All the cables which can be seen on the right side are from my idea to use the original buttons of the CD player chassis. The cables are connected to the keyboard controller and they are a very good example that I am more a software than a hardware guy. The plan was that certain combinations of the cables generate certain keyboard events (characters). That worked perfectly and I tried out many combinations and found enough keyboard events to connect all the cables to buttons of the CD player chassis. The problems started when I soldered all the cables to the board with the buttons.
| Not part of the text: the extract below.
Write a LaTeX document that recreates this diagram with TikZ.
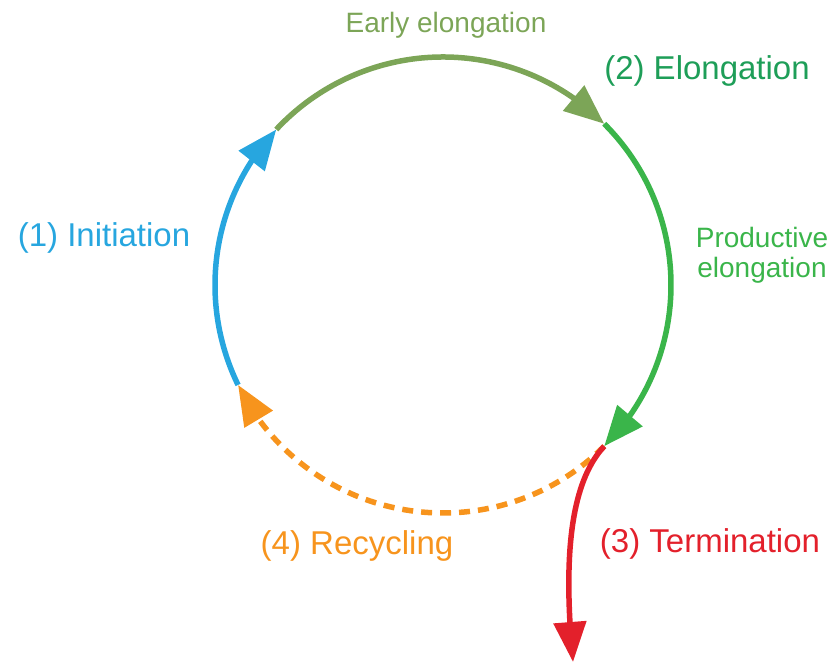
\documentclass[tikz,border=0pt]{standalone}
\usepackage{fontspec}
\setmainfont{Liberation Sans}
\usetikzlibrary{arrows.meta,bending}
\definecolor{cblue}{HTML}{27A6DF}
\definecolor{colive}{HTML}{7CA557}
\definecolor{cgreen}{HTML}{3AB54A}
\definecolor{cdgreen}{HTML}{1E9E58}
\definecolor{cred}{HTML}{E3202B}
\definecolor{corange}{HTML}{F7941D}
\begin{document}
\begin{tikzpicture}[x=1pt,y=1pt,
  conn/.style={line width=5.5pt, -{Triangle[length=40pt,width=32pt]}},
  biglabel/.style={font=\fontsize{33}{40}\selectfont, anchor=base, inner sep=0pt},
  smalllabel/.style={font=\fontsize{28}{33}\selectfont, anchor=base, inner sep=0pt}]
\useasboundingbox (0,0) rectangle (831,668);
\coordinate (c) at (443,383);
\coordinate (p1) at ([shift={(206:228)}]c);
\coordinate (p2) at ([shift={(137:228)}]c);
\coordinate (p3) at ([shift={(45:228)}]c);
\coordinate (p4) at ([shift={(-45:228)}]c);
\coordinate (tend) at (573,6);
% arcs
\draw[conn, cblue] (p1) arc[start angle=206, end angle=137, radius=228];
\draw[conn, colive] (p2) arc[start angle=137, end angle=45, radius=228];
\draw[conn, cgreen] (p3) arc[start angle=45, end angle=-45, radius=228];
\draw[conn, corange, dash pattern=on 11pt off 8pt] (p4) arc[start angle=-45, end angle=-154, radius=228];
\draw[conn, cred] (p4) .. controls (570,185) and (563,110) .. (tend);
% labels
\node[smalllabel, text=colive] (early) at (446,635) {Early elongation};
\node[biglabel, text=cdgreen] (elong) at (707,588) {(2) Elongation};
\node[smalllabel, text=cgreen] (prod1) at (762,420) {Productive};
\node[smalllabel, text=cgreen] (prod2) at (762,390) {elongation};
\node[biglabel, text=cblue] (init) at (104,421) {(1) Initiation};
\node[biglabel, text=corange] (recyc) at (357,113) {(4) Recycling};
\node[biglabel, text=cred] (term) at (710,115) {(3) Termination};
\end{tikzpicture}
\end{document}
After I had soldered all cables to the board behind the buttons I powered it on again and it was generating lots of keyboard events even if I was not pressing any button, probably because I did not think about it that all cables which were connected to ground pins were now all connected together. So it was a bad idea and everything I did was pretty much useless. So I removed everything again and connected it again, but this time I tested the result after every button.
The most important button was the power on button, which works. I have now only four working buttons which is far from what I wanted but better than no possibility to control anything directly at the chassis.
To use the characters coming from the buttons I took mingetty, removed most of the code and modified it to read just one character (readfromtty1.c) and return that immediately to a shell script wrapped around. So if I now press the REPEAT button I get a message in the syslog saying “REPEAT pressed“.
I also had to cut two more holes into the CD player chassis on the left side for the CPU fan and for the audio connectors.
That was the only change to finally use it. If I now press the STANDBY/ON button, about 20 seconds later it starts playing music. I am using mpd so that I can control it from anywhere and pressing the same button again shuts the system down in about 5 seconds. Without much work I could get it probably to boot faster but right now I am using an only slightly modified Fedora 11 with a custom kernel so that I probably leave it the way it is now.
In addition to the buttons and all the available mpd clients I can also control the music player using my phone. I have extended my phone2jabber script to not only send jabber notifications when somebody calls but also to play the next song when one of my unused MSNs is called.